Thank you for your words and your time! Maybe you will never know the positive power your words had for me. I feel empowered just reading them. It's really nice to hear someone saying that my family is out of line/ disrespectful. It is so easy for others to see flaws when they are not in love. And no one can know what makes me happy better than myself. While my family has said "the choice is yours" they are still stopping short of outright telling me what to do and it's nice to have someone say that is not okay.
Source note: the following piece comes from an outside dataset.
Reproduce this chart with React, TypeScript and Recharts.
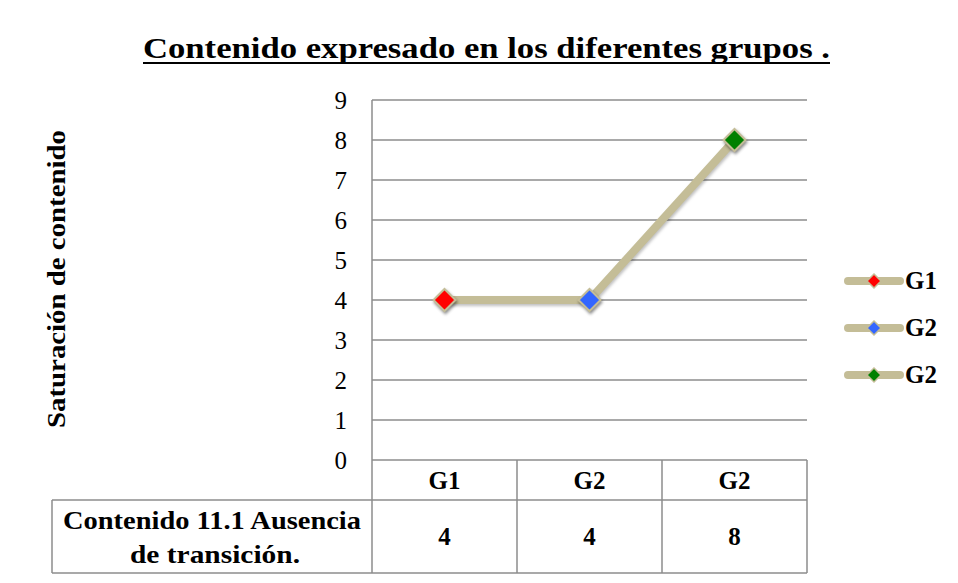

You are correct. I moved in with him because I love him and I can imagine a future with him. However I also need to search deep inside myself and decide if he truly is the one I want to spend my life with. I moved out of my parents house the day after my 18th birthday but even a few cities and a few states away they have always had an influence over me. After some years on my own I made the difficult decision of moving in with him and that is not sitting well with my family.

It makes perfect sense that she is responding to how she feels around him because she admitted to having never liked him and keeping it quiet for three years. Even if she does not know what's best for me she believes he is not what's best for me.

I never believed in soul mates- the idea that there's is only one person out there for each of us. I believe that we CAN possibly fall in love with multiple people in our life time. I also believe that, as you said, we may never find that other person. Or someone we meet early on can affect the way we see love and future relationships. I've never felt a love this strong before in my life and that is not worth outright throwing away for a flaw. As you said everyone will have some flaw or another and it is up to me to determine which flaws I am willing to deal with and which ones I am not. At this stage I am uncertain about my current boyfriend. No matter who I am with I can never predict if they will make me happy 30 years from now.

They do not go as far as ordering for me but they do urge me to take certain actions in life like how to spend my money, what decisions to make, jobs to have, etc.

Conclusion: I need to work on boundaries with my family while deciding for myself if my boyfriend is someone I want to be with forever given his temper.